RECORDED DATA
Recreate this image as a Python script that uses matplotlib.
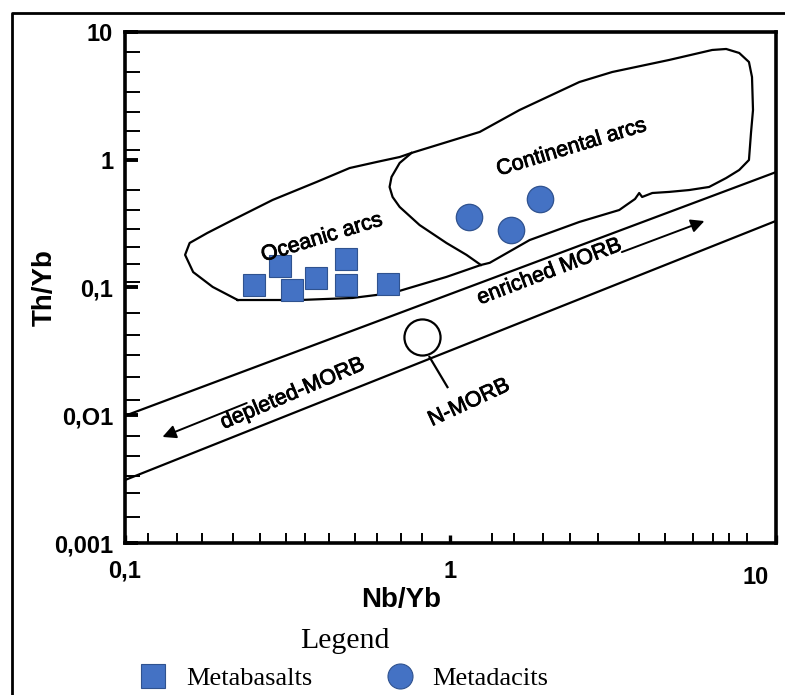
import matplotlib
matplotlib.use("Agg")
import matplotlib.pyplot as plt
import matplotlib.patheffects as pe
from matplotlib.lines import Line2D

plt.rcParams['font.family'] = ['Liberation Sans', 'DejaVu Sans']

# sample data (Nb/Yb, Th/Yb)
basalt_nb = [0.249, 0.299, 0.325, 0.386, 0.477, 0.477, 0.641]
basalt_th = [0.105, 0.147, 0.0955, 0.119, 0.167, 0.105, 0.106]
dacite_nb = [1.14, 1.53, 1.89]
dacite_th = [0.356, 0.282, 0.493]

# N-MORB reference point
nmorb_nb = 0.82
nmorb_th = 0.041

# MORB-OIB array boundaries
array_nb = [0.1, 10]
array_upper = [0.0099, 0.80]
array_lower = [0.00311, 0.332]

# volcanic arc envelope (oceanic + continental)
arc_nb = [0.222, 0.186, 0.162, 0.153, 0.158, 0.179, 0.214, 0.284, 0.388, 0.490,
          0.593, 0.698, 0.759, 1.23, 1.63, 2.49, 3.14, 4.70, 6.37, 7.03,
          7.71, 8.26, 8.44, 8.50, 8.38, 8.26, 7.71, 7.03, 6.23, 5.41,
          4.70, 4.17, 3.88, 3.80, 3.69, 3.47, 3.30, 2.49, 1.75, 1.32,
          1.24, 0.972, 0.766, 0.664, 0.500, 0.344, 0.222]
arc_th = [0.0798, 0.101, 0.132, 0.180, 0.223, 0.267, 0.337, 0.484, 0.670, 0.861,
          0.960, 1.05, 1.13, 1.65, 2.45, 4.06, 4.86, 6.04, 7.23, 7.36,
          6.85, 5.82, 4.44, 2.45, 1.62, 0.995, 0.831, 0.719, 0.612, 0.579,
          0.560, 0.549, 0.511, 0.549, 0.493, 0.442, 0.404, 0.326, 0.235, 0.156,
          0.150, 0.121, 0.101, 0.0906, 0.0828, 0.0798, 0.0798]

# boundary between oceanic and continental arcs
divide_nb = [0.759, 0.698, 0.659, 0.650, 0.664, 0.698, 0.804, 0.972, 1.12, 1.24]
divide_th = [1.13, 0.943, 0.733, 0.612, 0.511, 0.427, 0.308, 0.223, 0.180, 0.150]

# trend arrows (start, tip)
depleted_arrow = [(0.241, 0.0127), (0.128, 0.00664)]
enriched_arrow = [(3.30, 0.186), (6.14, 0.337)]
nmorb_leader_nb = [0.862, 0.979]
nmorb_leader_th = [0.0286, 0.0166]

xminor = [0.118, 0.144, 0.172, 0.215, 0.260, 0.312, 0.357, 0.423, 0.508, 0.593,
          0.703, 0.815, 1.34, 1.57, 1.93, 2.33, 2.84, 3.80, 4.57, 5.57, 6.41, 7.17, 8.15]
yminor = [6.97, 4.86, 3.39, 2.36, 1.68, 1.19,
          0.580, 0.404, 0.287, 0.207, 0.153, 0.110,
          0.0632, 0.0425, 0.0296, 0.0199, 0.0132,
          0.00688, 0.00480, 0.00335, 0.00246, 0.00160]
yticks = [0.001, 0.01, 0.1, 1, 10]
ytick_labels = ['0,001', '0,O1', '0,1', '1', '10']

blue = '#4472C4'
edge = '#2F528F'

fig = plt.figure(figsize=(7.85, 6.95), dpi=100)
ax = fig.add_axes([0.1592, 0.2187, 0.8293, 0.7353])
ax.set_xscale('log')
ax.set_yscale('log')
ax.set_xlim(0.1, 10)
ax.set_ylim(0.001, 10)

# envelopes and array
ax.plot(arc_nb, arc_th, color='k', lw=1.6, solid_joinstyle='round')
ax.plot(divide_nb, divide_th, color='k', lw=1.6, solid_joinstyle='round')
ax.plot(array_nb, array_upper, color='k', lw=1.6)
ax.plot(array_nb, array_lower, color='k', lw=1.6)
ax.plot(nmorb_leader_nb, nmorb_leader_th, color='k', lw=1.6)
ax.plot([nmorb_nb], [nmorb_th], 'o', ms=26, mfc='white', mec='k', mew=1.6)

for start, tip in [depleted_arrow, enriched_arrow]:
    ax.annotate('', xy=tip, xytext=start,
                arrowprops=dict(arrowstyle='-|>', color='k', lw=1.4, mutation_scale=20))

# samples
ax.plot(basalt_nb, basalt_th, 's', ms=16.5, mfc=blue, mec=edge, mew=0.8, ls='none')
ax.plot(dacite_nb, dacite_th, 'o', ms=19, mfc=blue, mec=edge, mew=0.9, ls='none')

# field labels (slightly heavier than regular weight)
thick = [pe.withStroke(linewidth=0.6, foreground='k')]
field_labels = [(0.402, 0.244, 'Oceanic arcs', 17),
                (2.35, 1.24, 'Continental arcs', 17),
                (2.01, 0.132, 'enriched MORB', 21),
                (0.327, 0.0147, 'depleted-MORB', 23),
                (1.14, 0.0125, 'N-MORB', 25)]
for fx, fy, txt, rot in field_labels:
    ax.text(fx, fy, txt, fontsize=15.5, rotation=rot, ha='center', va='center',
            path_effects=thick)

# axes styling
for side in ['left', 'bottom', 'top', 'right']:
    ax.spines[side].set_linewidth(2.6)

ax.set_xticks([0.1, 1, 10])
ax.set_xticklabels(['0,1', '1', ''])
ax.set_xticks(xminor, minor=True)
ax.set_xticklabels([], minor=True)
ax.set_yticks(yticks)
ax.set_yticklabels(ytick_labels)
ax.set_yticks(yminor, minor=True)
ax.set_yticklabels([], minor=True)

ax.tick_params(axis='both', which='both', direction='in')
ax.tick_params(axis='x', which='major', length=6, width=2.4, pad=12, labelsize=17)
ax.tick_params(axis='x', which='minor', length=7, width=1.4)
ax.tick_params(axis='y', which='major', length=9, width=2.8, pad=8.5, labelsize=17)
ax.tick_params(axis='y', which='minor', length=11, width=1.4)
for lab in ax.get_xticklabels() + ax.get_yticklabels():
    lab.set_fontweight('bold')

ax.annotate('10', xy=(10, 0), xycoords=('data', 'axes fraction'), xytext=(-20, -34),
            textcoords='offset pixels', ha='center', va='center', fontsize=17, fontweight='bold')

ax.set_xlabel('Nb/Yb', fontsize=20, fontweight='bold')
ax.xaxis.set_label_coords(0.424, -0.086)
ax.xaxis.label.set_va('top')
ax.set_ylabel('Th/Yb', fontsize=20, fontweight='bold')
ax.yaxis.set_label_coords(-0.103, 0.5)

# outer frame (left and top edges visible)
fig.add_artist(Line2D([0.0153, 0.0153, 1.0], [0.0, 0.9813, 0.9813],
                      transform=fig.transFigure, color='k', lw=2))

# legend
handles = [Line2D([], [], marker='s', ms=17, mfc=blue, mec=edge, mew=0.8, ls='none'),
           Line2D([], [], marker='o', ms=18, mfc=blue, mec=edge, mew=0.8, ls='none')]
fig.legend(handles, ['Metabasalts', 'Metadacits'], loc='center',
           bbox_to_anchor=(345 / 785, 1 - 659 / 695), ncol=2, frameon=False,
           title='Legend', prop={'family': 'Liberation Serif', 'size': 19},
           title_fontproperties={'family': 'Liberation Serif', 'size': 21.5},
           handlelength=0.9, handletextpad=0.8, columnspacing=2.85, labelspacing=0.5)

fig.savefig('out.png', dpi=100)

TASK BRIEF
Write out nothing but the lines from the start of the data through the line with "0.223, 0.180, 0.150]". Leave out the pictures.

CORRECT RESULT
Recreate this image as a Python script that uses matplotlib.
import matplotlib
matplotlib.use("Agg")
import matplotlib.pyplot as plt
import matplotlib.patheffects as pe
from matplotlib.lines import Line2D

plt.rcParams['font.family'] = ['Liberation Sans', 'DejaVu Sans']

# sample data (Nb/Yb, Th/Yb)
basalt_nb = [0.249, 0.299, 0.325, 0.386, 0.477, 0.477, 0.641]
basalt_th = [0.105, 0.147, 0.0955, 0.119, 0.167, 0.105, 0.106]
dacite_nb = [1.14, 1.53, 1.89]
dacite_th = [0.356, 0.282, 0.493]

# N-MORB reference point
nmorb_nb = 0.82
nmorb_th = 0.041

# MORB-OIB array boundaries
array_nb = [0.1, 10]
array_upper = [0.0099, 0.80]
array_lower = [0.00311, 0.332]

# volcanic arc envelope (oceanic + continental)
arc_nb = [0.222, 0.186, 0.162, 0.153, 0.158, 0.179, 0.214, 0.284, 0.388, 0.490,
          0.593, 0.698, 0.759, 1.23, 1.63, 2.49, 3.14, 4.70, 6.37, 7.03,
          7.71, 8.26, 8.44, 8.50, 8.38, 8.26, 7.71, 7.03, 6.23, 5.41,
          4.70, 4.17, 3.88, 3.80, 3.69, 3.47, 3.30, 2.49, 1.75, 1.32,
          1.24, 0.972, 0.766, 0.664, 0.500, 0.344, 0.222]
arc_th = [0.0798, 0.101, 0.132, 0.180, 0.223, 0.267, 0.337, 0.484, 0.670, 0.861,
          0.960, 1.05, 1.13, 1.65, 2.45, 4.06, 4.86, 6.04, 7.23, 7.36,
          6.85, 5.82, 4.44, 2.45, 1.62, 0.995, 0.831, 0.719, 0.612, 0.579,
          0.560, 0.549, 0.511, 0.549, 0.493, 0.442, 0.404, 0.326, 0.235, 0.156,
          0.150, 0.121, 0.101, 0.0906, 0.0828, 0.0798, 0.0798]

# boundary between oceanic and continental arcs
divide_nb = [0.759, 0.698, 0.659, 0.650, 0.664, 0.698, 0.804, 0.972, 1.12, 1.24]
divide_th = [1.13, 0.943, 0.733, 0.612, 0.511, 0.427, 0.308, 0.223, 0.180, 0.150]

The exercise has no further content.